# 5MM Bock vs 6MM Bock



## LL Woodworks (Jul 19, 2012)

I have made several custom FP using only the Bock 5mm feed and nib.  I currently use M9 x 0.75 threads of the section. This doesn't leave much material after running a .252" reamer.   What section thread spec would be best to use with the Bock 6mm feed?  M10?  I don't think there would be enough material staying with  M9 x 0.75.
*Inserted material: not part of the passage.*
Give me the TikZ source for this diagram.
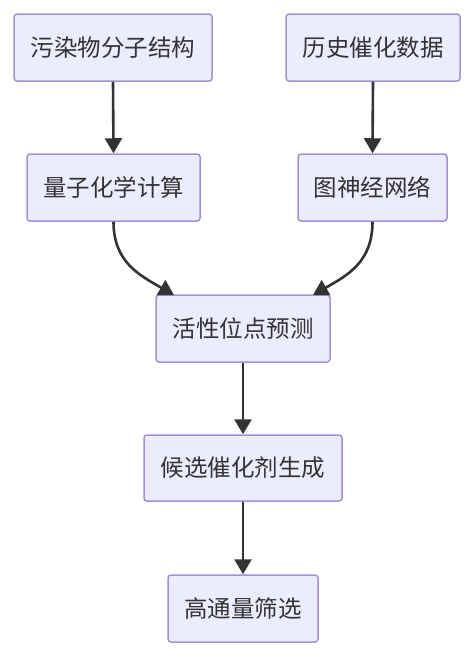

I appreciate the feedback.


----------



## mredburn (Jul 19, 2012)

your tenon would be only 8.25 minor diameter. minus 7.9 major diameter(bock) gives you .35mm between threads divided in half.  So no it wont work. I use 10 x.5 for mine but I'm working in metal. 9.5 -7.9 =  1.6mm divided in half or .8mm or about .032 wall thickness.


----------



## BRobbins629 (Jul 19, 2012)

I use a 10x1mm all the time for the #6nibs, 9x1 for the #5.  Works for me in most materials


----------



## LL Woodworks (Jul 19, 2012)

Thanks Mike and Bruce - Very helpful and I appreciate you taking the time to respond.


----------



## watch_art (Jul 19, 2012)

I like 10x.75 or about 36tpi - finer threads seem to cut easier into materials like PR - especially if you get some brittle PR.


----------